EXERCISE INSTRUCTIONS
Would you retype, exactly and without the pictures, the lines between the line holding "Output the Python" and the line holding "plt.rcParams['font.family'] = ['Lato', 'DejaVu", inclusive, and nothing else?

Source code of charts
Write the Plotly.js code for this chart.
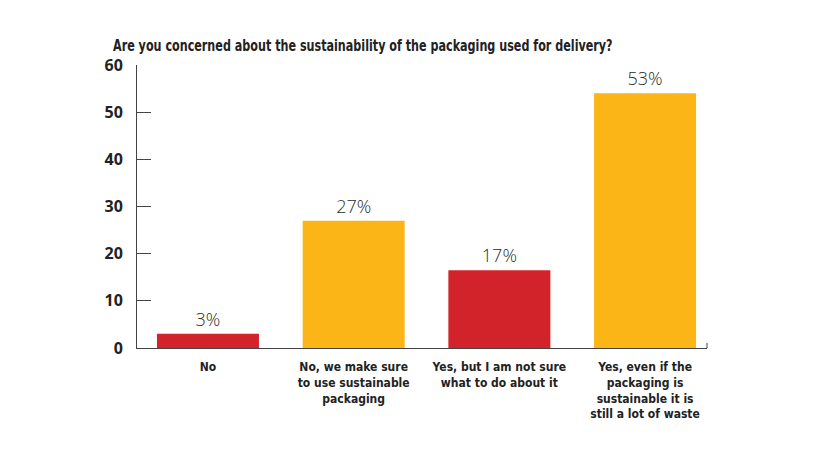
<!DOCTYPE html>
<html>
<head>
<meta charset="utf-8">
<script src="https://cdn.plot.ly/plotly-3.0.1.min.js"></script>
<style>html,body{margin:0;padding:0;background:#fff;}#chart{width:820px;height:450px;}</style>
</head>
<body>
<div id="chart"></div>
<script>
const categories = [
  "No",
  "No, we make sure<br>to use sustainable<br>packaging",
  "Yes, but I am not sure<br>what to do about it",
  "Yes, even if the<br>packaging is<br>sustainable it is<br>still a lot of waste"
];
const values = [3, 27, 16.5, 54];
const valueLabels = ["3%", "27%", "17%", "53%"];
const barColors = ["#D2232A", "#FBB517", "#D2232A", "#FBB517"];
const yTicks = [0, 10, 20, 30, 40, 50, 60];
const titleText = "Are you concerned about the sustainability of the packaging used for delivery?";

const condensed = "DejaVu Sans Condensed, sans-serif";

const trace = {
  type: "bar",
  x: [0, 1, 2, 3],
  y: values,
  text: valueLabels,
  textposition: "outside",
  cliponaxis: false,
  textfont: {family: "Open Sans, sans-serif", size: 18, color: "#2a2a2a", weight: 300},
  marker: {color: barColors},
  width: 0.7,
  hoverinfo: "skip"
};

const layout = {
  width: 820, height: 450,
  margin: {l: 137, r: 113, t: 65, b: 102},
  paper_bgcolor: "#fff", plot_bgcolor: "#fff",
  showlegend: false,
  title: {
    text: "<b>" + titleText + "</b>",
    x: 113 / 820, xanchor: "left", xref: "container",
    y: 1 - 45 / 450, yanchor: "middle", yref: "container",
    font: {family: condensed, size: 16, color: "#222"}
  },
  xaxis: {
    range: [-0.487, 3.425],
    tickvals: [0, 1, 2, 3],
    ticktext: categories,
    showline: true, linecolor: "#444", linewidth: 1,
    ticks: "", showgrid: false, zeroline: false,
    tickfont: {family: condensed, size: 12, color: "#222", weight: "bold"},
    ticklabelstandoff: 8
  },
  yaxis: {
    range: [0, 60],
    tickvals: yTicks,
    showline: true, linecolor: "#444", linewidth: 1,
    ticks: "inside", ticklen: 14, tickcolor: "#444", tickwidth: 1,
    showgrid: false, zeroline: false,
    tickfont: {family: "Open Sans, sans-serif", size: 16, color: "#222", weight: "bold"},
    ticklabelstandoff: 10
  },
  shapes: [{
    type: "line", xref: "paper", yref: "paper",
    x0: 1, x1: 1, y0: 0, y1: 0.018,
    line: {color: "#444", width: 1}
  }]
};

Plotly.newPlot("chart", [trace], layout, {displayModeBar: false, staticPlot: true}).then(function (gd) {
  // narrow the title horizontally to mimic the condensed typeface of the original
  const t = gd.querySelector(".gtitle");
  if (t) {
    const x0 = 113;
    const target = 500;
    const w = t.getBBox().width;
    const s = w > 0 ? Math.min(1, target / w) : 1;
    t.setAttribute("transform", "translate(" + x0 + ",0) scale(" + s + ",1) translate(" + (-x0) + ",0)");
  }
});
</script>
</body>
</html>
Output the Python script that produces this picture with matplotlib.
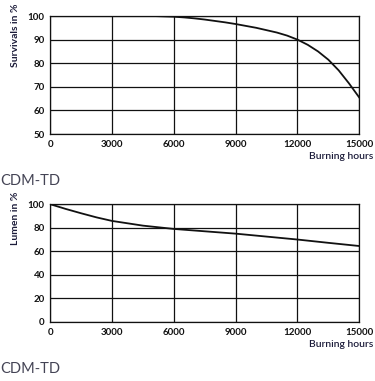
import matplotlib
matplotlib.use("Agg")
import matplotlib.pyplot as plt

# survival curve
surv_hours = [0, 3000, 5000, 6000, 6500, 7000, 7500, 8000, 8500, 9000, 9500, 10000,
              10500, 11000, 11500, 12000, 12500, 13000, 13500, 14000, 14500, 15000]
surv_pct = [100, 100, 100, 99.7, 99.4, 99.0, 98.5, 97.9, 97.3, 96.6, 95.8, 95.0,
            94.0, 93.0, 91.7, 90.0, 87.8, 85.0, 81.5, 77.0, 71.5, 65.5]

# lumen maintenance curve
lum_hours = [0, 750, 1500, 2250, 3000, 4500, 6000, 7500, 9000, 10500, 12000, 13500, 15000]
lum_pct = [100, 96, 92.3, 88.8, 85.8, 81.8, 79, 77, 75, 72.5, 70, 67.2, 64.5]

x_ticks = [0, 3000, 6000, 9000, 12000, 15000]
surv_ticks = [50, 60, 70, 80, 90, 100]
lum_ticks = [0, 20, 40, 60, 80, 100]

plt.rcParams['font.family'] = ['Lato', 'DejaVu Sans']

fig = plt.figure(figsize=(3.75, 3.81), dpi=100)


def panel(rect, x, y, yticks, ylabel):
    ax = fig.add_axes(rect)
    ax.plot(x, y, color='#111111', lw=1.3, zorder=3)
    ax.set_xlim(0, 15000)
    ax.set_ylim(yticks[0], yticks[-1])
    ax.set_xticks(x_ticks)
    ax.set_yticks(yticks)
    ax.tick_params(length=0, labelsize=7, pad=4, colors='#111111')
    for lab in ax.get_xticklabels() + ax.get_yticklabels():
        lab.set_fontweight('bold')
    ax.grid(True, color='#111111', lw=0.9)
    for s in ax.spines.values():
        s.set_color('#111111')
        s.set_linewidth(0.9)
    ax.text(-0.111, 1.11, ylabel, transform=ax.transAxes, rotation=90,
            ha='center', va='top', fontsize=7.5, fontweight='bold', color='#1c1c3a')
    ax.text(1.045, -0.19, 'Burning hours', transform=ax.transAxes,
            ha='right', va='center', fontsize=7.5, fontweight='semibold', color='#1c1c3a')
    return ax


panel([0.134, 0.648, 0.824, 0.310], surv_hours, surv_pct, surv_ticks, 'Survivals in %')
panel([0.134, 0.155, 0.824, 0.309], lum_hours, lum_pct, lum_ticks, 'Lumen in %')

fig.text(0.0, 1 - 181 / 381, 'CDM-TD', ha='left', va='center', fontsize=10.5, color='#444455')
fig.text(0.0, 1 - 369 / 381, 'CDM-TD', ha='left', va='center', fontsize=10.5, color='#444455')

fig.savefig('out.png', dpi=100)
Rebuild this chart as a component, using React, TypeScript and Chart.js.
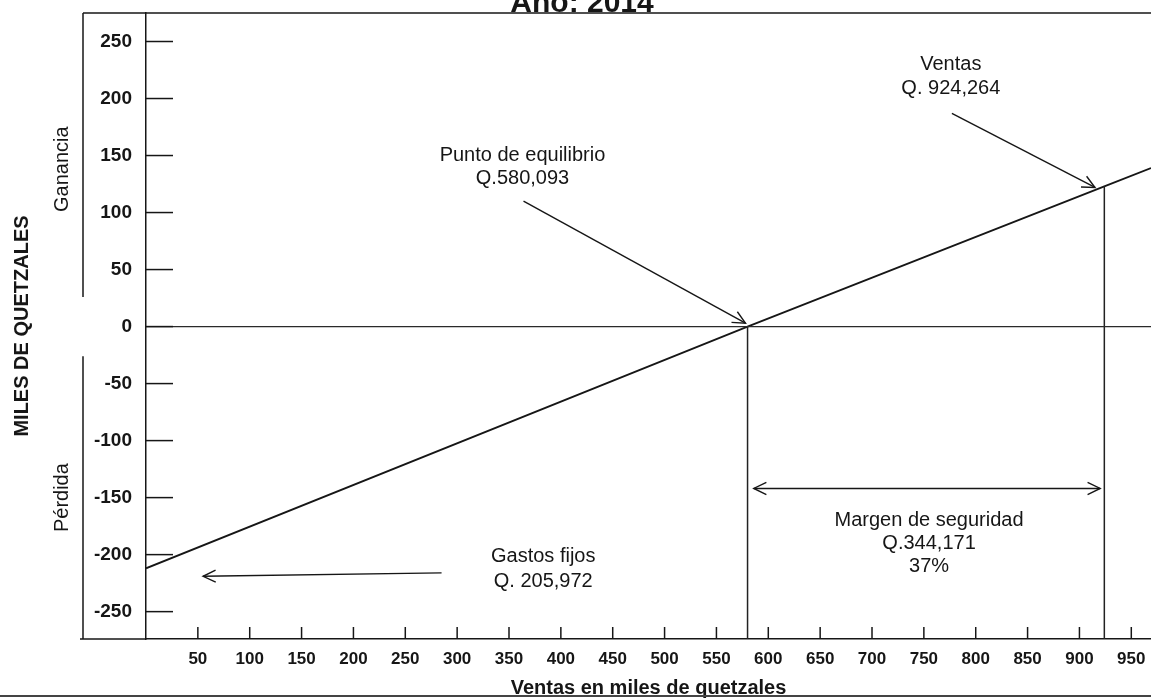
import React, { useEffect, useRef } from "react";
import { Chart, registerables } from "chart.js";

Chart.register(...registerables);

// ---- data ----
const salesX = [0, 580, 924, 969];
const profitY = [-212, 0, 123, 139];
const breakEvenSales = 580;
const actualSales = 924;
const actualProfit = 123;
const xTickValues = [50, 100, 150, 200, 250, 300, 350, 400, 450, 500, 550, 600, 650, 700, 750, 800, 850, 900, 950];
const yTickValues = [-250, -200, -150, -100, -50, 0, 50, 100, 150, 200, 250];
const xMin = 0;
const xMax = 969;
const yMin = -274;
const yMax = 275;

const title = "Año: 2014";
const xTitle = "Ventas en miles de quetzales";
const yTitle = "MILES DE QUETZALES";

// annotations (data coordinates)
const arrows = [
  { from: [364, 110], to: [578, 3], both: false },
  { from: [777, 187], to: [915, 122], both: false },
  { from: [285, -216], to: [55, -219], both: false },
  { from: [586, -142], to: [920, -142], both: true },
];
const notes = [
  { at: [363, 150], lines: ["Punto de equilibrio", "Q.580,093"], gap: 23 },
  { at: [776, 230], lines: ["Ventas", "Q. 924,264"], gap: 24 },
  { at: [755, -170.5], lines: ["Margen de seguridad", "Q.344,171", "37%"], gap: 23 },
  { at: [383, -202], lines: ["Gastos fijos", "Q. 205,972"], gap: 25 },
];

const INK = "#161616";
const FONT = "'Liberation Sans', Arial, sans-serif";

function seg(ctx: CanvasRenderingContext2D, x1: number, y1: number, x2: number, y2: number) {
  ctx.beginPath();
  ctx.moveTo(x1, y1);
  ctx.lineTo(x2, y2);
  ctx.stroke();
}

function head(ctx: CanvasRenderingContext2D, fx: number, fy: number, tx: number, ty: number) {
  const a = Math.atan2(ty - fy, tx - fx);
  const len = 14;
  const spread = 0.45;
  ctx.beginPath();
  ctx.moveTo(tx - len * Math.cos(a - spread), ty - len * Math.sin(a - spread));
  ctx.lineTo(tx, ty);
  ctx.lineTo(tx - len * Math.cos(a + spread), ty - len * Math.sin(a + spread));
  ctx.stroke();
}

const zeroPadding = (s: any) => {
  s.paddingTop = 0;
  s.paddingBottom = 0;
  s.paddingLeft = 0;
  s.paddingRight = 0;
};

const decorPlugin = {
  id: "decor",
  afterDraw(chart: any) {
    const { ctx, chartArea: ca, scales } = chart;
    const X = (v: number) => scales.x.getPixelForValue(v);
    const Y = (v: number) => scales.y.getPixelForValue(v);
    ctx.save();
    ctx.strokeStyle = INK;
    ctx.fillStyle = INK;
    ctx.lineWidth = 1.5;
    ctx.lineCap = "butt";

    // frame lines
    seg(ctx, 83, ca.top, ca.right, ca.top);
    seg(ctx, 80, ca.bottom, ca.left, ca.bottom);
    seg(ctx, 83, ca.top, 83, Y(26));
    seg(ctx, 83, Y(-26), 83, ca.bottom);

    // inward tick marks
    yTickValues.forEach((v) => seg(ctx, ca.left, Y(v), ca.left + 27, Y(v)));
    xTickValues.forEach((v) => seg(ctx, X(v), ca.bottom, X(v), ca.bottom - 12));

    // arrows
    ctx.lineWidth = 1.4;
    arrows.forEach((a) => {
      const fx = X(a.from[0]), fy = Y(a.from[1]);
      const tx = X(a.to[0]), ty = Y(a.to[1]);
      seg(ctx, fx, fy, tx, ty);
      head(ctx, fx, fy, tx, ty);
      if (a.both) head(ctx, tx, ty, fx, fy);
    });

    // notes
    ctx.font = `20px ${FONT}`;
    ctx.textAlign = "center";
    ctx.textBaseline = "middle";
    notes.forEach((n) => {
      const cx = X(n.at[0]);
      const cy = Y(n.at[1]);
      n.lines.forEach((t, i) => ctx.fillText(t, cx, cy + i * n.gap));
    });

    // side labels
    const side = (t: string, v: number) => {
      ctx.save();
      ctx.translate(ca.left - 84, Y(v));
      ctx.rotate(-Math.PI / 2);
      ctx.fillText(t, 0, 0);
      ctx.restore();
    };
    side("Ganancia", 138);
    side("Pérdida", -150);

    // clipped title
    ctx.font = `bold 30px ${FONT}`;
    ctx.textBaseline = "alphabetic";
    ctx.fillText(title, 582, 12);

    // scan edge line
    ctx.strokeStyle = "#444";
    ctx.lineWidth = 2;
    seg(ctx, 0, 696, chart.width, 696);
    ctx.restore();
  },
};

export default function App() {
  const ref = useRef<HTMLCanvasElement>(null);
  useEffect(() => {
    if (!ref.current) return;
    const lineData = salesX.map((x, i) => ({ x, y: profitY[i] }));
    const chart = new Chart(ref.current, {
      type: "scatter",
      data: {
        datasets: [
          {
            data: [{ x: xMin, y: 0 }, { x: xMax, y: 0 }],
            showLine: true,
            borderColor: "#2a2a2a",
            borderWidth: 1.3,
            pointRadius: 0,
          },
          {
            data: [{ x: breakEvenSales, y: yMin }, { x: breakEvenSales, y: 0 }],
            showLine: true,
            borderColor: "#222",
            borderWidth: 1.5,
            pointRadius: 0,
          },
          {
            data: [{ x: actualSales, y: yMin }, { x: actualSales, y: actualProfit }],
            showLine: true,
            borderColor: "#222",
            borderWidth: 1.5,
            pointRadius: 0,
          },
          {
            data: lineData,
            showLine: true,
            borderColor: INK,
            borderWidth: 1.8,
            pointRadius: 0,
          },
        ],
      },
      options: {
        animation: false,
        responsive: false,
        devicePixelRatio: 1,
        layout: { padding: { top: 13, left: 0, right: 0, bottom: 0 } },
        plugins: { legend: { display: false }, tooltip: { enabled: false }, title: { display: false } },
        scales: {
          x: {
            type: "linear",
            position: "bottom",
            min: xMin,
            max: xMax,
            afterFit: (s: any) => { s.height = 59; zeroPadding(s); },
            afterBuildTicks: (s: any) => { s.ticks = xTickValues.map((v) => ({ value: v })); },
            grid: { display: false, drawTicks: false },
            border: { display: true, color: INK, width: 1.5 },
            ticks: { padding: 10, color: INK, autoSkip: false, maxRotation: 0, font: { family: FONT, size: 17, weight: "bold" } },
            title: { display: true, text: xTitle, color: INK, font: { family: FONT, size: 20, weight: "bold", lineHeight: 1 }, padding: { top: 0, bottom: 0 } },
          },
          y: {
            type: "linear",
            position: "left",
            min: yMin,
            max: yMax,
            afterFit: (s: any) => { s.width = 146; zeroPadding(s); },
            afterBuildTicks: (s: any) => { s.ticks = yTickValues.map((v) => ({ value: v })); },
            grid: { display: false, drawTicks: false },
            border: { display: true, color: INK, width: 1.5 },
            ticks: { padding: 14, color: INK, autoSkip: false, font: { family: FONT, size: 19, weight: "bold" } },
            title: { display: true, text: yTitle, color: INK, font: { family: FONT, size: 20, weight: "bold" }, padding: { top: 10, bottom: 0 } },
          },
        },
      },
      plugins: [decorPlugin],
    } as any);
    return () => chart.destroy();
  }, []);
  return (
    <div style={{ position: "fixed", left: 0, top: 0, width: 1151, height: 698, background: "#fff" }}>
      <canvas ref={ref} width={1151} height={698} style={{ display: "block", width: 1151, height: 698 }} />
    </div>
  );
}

OUTPUT FOR THIS EXERCISE
Output the Python script that produces this picture with matplotlib.
import matplotlib
matplotlib.use("Agg")
import matplotlib.pyplot as plt

# survival curve
surv_hours = [0, 3000, 5000, 6000, 6500, 7000, 7500, 8000, 8500, 9000, 9500, 10000,
              10500, 11000, 11500, 12000, 12500, 13000, 13500, 14000, 14500, 15000]
surv_pct = [100, 100, 100, 99.7, 99.4, 99.0, 98.5, 97.9, 97.3, 96.6, 95.8, 95.0,
            94.0, 93.0, 91.7, 90.0, 87.8, 85.0, 81.5, 77.0, 71.5, 65.5]

# lumen maintenance curve
lum_hours = [0, 750, 1500, 2250, 3000, 4500, 6000, 7500, 9000, 10500, 12000, 13500, 15000]
lum_pct = [100, 96, 92.3, 88.8, 85.8, 81.8, 79, 77, 75, 72.5, 70, 67.2, 64.5]

x_ticks = [0, 3000, 6000, 9000, 12000, 15000]
surv_ticks = [50, 60, 70, 80, 90, 100]
lum_ticks = [0, 20, 40, 60, 80, 100]

plt.rcParams['font.family'] = ['Lato', 'DejaVu Sans']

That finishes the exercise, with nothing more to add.